§ TASK BRIEF
Please return exactly the run of lines that begins with the line containing "Output the Python" and ends with the line containing "plt.rcParams['font.family'] = ['Roboto', 'DejaVu", pictures excluded.
※ ※ ※
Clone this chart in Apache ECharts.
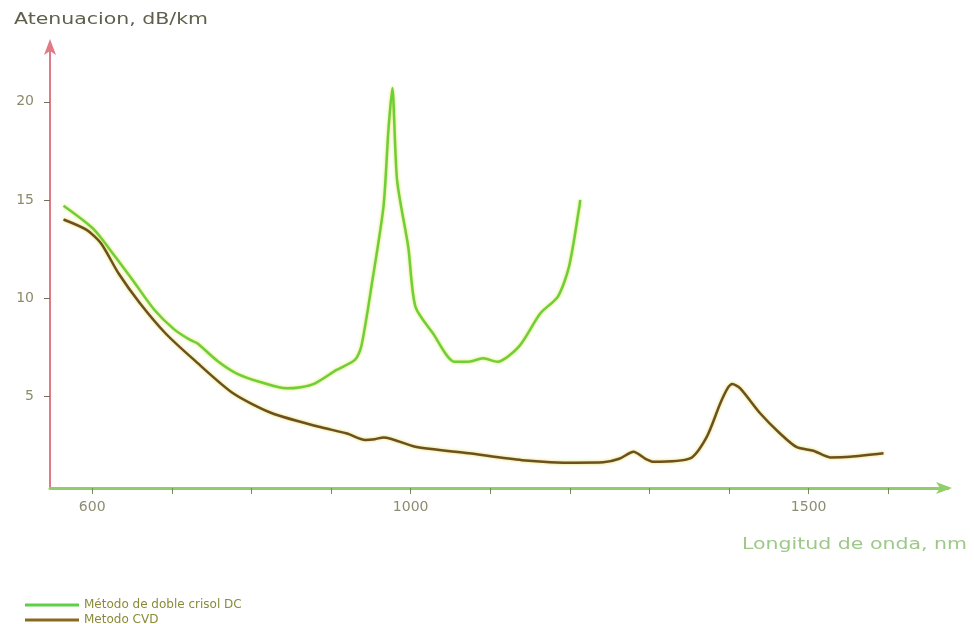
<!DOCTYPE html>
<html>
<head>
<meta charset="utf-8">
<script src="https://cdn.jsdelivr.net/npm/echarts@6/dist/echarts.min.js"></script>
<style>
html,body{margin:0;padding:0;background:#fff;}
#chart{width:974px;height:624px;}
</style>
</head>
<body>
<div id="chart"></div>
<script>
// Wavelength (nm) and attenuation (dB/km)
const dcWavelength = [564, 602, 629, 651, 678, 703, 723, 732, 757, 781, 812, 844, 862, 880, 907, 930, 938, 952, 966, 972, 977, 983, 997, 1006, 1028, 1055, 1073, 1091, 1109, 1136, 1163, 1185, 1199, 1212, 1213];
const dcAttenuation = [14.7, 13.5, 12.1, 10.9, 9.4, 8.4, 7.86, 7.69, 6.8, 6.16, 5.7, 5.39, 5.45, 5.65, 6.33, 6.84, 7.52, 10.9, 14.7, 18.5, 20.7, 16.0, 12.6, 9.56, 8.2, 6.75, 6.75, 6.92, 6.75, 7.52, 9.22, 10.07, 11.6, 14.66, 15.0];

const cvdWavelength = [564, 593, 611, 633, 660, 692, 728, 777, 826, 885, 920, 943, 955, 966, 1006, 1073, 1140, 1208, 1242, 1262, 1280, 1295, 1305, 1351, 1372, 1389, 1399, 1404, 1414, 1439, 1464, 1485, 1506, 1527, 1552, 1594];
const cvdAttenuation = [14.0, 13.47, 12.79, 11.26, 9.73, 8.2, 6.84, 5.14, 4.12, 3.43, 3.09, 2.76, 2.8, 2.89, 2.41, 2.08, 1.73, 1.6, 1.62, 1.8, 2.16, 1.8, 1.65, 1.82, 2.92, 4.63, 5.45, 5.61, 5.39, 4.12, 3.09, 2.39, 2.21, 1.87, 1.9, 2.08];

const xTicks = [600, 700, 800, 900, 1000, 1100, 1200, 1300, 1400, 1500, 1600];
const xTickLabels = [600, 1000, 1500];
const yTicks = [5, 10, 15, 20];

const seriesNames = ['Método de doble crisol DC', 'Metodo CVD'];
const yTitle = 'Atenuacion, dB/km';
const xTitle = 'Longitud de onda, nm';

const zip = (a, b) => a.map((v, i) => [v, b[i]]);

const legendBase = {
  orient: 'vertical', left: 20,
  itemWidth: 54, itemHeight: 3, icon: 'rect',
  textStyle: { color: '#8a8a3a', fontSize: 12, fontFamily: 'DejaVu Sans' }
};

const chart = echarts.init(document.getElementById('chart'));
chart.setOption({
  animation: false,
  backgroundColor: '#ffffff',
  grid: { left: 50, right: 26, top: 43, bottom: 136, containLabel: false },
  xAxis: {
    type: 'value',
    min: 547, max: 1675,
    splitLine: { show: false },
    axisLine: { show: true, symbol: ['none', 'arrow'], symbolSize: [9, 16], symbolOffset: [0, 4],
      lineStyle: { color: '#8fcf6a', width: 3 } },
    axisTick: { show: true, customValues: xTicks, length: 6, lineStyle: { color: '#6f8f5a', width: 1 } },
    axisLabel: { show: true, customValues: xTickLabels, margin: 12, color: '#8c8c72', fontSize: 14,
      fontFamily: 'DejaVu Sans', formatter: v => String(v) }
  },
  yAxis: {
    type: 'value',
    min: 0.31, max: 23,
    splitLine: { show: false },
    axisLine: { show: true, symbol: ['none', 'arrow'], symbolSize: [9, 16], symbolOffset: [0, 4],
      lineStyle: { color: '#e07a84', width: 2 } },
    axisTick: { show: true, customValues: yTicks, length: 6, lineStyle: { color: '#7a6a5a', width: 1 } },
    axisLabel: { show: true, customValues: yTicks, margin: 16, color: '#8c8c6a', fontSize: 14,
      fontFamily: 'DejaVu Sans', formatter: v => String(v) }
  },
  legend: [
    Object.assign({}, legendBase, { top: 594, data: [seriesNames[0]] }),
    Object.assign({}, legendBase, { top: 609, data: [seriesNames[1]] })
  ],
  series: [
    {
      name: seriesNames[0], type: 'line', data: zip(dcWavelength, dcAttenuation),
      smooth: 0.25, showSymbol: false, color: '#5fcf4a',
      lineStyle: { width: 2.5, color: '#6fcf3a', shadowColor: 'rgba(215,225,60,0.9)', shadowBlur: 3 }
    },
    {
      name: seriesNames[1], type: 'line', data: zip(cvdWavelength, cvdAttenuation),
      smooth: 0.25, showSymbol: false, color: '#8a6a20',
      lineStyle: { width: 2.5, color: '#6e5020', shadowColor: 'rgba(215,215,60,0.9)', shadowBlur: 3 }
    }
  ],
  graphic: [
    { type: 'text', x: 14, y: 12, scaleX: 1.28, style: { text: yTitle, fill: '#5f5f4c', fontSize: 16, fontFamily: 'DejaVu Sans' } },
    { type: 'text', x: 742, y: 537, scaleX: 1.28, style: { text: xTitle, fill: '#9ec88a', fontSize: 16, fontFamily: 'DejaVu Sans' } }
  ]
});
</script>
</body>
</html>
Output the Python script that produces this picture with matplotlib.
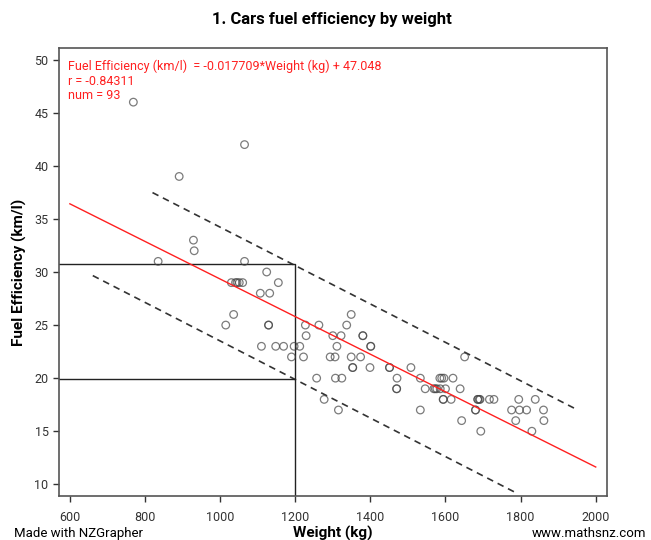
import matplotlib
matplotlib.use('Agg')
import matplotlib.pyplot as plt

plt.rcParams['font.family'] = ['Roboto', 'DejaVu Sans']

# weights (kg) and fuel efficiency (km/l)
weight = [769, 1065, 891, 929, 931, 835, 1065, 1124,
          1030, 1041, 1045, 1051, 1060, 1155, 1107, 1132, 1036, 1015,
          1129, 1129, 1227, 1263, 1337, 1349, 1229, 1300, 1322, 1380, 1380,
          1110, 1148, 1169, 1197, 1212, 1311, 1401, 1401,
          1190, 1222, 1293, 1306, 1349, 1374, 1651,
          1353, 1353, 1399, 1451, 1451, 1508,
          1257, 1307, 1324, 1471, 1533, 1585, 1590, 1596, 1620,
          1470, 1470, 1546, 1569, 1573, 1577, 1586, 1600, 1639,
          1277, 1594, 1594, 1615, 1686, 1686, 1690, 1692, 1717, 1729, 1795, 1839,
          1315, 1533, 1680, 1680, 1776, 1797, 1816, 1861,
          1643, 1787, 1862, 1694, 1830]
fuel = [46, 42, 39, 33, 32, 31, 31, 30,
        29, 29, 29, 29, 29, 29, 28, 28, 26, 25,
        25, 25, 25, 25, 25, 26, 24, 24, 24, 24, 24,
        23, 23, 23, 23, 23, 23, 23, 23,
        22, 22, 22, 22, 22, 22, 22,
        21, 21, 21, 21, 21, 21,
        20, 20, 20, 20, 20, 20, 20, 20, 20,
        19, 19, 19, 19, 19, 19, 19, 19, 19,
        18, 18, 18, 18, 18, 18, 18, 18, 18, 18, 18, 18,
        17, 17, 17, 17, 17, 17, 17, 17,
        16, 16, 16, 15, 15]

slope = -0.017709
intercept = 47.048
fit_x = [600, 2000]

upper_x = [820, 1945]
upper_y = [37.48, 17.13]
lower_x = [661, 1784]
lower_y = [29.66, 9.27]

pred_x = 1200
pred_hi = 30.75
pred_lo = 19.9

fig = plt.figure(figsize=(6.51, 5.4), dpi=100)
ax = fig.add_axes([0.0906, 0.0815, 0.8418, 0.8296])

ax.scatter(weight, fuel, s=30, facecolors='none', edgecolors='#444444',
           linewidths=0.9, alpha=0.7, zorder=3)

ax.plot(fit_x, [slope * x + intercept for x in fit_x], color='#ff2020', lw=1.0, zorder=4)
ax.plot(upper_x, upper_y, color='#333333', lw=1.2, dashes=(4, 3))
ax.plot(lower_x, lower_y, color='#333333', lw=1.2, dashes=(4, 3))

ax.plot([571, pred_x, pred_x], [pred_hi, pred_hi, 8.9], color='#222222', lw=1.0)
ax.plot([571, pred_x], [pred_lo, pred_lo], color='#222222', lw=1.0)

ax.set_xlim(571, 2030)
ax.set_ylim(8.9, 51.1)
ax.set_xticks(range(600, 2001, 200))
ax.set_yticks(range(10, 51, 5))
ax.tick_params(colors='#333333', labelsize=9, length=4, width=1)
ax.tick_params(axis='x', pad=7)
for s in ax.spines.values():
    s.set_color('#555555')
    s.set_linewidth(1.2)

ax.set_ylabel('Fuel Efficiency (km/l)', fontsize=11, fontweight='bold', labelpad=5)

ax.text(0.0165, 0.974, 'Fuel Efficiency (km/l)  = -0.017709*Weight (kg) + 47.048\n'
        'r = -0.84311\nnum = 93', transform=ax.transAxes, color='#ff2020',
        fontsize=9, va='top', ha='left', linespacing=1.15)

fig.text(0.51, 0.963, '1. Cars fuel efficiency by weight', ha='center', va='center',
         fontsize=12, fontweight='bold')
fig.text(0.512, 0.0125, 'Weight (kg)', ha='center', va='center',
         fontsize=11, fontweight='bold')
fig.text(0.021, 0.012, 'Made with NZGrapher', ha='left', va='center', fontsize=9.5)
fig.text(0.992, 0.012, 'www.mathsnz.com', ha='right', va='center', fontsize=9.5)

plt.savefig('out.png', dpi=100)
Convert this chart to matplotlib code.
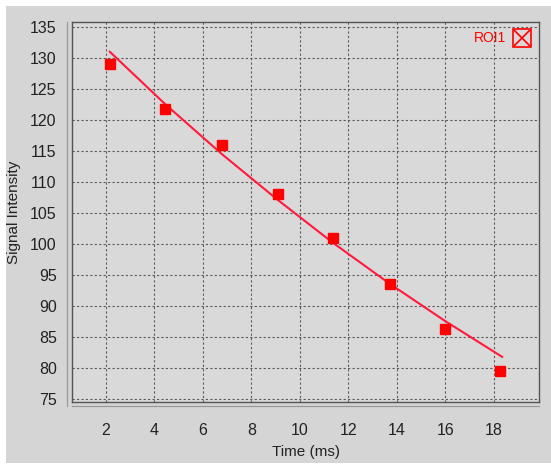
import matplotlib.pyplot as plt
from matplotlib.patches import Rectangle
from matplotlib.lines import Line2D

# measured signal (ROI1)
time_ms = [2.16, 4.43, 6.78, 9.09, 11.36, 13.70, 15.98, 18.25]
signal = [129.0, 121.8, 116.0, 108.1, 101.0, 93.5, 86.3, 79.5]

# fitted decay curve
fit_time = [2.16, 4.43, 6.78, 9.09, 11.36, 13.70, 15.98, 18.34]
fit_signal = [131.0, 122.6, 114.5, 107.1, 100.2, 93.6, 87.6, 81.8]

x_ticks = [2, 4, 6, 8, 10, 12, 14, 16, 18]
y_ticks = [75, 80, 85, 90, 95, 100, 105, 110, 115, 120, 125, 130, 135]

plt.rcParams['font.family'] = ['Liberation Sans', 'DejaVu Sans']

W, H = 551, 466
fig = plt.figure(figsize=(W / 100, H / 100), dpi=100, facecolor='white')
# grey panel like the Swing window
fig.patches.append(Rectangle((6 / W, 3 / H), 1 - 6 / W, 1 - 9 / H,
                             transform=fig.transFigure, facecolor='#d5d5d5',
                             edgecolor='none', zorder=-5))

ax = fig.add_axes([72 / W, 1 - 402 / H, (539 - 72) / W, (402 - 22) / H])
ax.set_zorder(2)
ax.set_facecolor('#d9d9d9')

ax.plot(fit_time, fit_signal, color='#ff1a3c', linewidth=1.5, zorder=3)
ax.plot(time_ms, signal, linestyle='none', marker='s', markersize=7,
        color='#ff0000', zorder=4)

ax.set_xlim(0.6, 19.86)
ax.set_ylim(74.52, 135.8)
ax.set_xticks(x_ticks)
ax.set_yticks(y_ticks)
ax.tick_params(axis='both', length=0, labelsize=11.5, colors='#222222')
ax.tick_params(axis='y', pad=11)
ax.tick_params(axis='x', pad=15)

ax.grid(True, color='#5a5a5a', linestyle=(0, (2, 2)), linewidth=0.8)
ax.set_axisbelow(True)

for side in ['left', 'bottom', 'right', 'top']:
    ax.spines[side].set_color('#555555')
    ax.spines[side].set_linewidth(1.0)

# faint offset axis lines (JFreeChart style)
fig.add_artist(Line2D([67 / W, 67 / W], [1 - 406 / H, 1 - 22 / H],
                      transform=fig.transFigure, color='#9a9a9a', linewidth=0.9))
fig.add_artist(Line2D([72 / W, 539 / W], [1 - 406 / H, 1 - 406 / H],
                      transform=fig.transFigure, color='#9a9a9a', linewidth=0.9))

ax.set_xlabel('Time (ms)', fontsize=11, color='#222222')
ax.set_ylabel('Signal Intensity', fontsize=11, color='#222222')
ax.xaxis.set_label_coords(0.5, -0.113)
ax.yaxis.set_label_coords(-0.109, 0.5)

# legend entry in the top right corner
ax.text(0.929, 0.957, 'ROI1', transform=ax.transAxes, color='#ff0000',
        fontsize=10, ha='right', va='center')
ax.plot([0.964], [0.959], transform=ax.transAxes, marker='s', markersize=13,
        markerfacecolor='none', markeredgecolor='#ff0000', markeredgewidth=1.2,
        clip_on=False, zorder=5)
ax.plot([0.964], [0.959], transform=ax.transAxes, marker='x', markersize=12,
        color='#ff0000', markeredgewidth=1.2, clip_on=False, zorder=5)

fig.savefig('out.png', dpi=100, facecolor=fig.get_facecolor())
※ ※ ※
§ TASK ANSWER
Output the Python script that produces this picture with matplotlib.
import matplotlib
matplotlib.use('Agg')
import matplotlib.pyplot as plt

plt.rcParams['font.family'] = ['Roboto', 'DejaVu Sans']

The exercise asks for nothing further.